Out of all the hardships that Irene’s winds and waves caused, has grown what almost seems like a new beach park. Although there are no paved parking lots, boardwalk dune crossovers or showers at the New Inlet, as it has come to be called, it has still become a magnet for beach lovers of all types.
In recent weekend trips, I’ve seen them all. There were people fishing the inlet and back towards the sound. I’ve seen kayakers paddling under and around the bridge, shell collectors wading in the shallows and families lined up under umbrellas watching the biggest attraction out there, which has been the action in the surf.
With the outflow of sand from the sound, the bars have settled into a very consistent break for a variety of skill levels. On the inside and into the inlet are perfect beginner waves of whitewater for the little ones on boogie and beater boards to work on their paddling and pop-up skills.
Further offshore to the outside break, there is enough hard-packed sand to keep even the established pros smiling on a 3-foot wave. With every swell that rolled through this summer, there have been a growing number of local and traveling surf families enjoying this new aquatic playground. As peak hurricane season approaches, I know there are a lot more surfers waiting to see how an overhead swell will react with the shallow sand.

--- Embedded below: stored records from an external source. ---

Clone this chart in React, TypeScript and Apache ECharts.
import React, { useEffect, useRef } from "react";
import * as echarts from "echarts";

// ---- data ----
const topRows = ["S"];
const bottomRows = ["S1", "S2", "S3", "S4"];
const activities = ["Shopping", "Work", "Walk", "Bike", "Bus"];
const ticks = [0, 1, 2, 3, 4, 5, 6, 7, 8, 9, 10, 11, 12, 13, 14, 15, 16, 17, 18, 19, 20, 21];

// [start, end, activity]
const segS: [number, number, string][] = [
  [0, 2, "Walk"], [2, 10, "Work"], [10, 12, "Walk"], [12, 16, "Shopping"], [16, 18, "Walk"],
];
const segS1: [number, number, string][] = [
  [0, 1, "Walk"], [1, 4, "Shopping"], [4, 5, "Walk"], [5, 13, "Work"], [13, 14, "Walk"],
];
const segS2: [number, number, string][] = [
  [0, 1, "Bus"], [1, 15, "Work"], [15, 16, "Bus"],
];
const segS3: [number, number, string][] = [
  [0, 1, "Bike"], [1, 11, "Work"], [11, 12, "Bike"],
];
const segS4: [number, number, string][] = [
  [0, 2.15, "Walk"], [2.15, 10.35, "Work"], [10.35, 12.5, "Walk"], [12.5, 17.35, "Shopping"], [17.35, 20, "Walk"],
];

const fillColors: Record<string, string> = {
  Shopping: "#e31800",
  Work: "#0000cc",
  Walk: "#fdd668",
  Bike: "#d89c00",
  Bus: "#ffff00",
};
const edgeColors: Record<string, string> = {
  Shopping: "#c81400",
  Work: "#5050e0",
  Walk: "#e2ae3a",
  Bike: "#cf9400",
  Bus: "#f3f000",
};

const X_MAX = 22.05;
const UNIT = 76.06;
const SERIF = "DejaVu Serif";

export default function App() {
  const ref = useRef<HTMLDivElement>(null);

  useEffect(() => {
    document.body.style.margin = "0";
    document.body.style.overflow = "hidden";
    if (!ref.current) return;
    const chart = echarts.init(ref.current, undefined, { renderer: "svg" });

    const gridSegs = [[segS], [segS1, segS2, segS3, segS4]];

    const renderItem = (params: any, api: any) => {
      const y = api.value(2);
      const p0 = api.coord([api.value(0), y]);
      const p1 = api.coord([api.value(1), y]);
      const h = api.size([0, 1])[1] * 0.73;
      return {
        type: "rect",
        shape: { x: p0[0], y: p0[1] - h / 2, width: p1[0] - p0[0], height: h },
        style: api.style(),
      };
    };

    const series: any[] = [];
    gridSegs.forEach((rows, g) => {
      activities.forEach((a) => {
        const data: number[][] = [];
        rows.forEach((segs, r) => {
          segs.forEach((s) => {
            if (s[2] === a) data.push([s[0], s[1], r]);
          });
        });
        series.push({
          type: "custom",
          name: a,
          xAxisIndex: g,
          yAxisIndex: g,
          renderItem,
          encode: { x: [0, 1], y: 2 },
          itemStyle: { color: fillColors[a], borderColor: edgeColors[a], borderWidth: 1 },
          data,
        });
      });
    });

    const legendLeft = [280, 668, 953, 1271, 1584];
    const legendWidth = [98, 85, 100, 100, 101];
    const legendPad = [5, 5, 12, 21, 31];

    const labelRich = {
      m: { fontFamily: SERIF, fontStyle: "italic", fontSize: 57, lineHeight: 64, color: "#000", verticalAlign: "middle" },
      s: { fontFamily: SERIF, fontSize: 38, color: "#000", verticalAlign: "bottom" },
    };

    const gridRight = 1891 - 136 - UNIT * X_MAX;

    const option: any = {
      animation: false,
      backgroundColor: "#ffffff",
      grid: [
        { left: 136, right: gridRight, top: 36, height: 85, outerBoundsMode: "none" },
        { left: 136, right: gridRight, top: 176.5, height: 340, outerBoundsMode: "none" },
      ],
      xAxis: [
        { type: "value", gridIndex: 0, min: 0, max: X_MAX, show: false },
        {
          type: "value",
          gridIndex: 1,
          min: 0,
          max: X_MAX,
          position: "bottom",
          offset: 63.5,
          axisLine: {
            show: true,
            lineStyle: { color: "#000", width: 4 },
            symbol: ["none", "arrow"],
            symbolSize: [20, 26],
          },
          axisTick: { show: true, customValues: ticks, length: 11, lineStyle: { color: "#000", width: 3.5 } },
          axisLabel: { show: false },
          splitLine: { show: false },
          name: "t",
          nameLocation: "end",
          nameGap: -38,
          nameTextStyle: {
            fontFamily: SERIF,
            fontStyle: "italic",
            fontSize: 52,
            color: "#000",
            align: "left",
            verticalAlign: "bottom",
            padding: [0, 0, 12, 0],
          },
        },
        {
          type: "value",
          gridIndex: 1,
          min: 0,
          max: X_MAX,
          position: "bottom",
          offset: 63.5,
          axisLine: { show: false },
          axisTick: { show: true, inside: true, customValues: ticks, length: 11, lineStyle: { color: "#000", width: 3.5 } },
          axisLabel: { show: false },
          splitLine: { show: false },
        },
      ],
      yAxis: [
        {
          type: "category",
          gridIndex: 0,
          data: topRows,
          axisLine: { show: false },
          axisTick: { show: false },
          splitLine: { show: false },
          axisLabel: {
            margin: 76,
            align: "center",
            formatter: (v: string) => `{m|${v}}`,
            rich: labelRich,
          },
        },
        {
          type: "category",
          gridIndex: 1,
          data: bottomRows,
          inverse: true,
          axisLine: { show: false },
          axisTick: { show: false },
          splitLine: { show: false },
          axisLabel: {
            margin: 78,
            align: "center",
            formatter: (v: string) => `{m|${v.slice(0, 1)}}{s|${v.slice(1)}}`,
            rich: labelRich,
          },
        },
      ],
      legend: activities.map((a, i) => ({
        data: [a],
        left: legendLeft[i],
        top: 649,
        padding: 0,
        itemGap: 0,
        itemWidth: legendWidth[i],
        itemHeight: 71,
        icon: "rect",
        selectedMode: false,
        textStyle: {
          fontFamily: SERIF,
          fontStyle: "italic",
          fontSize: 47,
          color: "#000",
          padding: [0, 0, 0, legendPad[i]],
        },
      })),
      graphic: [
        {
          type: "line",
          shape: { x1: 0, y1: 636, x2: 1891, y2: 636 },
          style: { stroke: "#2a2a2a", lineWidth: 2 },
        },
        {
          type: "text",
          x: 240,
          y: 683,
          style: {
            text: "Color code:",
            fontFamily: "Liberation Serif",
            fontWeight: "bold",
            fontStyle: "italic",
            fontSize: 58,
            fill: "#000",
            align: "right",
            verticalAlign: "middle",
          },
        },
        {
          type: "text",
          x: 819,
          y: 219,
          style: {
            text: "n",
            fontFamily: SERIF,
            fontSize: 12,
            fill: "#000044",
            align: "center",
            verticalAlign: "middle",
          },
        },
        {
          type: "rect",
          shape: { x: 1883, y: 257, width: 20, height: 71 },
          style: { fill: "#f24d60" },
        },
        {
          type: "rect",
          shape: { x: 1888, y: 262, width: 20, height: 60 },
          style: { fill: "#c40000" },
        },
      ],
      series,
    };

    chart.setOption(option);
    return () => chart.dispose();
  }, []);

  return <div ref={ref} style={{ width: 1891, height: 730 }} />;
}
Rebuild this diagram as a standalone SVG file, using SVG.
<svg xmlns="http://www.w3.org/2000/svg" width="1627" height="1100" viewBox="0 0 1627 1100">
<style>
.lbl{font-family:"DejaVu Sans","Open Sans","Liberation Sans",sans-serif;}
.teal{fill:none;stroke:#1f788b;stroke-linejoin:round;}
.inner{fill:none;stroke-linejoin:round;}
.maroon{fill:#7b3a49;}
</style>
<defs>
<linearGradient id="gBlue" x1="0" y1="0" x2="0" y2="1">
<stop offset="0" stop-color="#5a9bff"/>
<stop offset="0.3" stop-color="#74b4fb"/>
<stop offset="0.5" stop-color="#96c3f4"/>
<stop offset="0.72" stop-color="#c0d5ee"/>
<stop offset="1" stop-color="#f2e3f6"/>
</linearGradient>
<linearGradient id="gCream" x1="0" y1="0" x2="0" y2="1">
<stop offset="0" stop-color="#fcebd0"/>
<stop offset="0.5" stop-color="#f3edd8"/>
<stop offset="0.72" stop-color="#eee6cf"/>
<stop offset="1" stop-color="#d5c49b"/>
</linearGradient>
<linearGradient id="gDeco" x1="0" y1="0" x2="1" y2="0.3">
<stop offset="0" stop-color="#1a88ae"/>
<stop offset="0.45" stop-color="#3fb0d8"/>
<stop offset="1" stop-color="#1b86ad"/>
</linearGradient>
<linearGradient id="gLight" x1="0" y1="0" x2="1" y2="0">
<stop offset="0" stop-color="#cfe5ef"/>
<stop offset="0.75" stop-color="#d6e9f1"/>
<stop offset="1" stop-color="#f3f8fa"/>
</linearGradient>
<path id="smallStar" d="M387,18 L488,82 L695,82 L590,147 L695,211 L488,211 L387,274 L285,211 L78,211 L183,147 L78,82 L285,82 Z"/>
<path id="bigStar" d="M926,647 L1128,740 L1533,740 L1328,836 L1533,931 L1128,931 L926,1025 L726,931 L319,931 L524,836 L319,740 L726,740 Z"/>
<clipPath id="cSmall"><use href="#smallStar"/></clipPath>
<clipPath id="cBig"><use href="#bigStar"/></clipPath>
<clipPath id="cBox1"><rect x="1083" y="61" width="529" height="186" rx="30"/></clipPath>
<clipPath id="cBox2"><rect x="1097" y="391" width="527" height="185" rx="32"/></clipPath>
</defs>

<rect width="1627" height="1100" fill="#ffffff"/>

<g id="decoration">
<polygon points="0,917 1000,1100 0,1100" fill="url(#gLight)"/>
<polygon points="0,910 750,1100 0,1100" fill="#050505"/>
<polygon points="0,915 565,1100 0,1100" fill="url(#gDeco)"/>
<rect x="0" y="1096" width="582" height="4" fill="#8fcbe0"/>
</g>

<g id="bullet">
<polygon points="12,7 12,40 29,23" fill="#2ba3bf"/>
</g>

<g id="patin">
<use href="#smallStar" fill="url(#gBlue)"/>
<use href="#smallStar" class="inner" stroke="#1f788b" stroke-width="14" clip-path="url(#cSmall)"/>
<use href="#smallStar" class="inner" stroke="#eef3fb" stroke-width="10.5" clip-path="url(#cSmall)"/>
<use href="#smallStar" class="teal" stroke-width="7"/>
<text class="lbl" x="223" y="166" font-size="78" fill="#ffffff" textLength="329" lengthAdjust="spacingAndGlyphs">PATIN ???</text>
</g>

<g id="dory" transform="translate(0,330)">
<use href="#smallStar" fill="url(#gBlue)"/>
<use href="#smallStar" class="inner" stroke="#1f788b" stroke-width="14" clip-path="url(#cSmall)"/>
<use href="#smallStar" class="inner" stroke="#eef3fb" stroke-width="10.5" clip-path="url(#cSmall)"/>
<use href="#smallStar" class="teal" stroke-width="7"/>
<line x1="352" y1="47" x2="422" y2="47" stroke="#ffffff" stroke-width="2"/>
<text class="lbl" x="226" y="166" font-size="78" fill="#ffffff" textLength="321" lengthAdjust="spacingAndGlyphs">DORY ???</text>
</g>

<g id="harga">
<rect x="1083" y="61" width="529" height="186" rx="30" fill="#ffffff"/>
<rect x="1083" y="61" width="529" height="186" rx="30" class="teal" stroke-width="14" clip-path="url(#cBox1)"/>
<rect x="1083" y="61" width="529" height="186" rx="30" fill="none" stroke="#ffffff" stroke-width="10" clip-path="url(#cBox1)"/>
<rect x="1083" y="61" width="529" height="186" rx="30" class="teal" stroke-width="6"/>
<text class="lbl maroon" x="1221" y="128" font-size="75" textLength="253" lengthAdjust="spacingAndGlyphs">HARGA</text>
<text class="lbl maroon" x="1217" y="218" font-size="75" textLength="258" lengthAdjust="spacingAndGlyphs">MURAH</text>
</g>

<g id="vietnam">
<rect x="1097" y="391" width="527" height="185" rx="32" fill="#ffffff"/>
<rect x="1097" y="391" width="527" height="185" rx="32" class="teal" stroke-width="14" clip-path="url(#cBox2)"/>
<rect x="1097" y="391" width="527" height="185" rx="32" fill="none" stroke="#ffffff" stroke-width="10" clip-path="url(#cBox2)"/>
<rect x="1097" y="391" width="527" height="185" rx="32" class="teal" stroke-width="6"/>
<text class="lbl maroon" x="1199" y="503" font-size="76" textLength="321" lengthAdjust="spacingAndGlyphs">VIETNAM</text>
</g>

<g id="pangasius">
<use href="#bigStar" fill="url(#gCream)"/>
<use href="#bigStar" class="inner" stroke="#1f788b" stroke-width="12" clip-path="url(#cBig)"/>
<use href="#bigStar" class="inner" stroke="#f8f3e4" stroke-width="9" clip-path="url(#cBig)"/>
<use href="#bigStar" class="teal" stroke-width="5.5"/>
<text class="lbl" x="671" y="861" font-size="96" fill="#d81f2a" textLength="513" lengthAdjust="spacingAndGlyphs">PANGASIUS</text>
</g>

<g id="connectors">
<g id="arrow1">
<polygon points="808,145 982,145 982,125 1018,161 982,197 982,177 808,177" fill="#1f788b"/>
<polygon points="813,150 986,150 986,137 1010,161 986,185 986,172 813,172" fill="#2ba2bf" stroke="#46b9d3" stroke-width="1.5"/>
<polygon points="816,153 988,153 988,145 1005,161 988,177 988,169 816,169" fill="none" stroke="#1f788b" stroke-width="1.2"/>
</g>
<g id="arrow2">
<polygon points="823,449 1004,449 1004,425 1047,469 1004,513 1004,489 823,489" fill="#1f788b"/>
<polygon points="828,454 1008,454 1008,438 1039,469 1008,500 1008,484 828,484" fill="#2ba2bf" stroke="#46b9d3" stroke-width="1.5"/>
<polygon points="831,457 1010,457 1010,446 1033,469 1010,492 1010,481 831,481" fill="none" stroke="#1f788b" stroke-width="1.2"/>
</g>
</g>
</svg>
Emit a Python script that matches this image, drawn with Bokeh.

How long this new inlet will last is anyone’s guess. Born of one storm, the next one could just as boldly fill it in. I read a piece a while back at the Duck Research Pier on the history of inlets around the Outer Banks. It stated that in the last two hundred years, fourteen inlets north of Cape Lookout had come and gone with only six remaining open at present.
I certainly hope number fifteen hangs in there for awhile.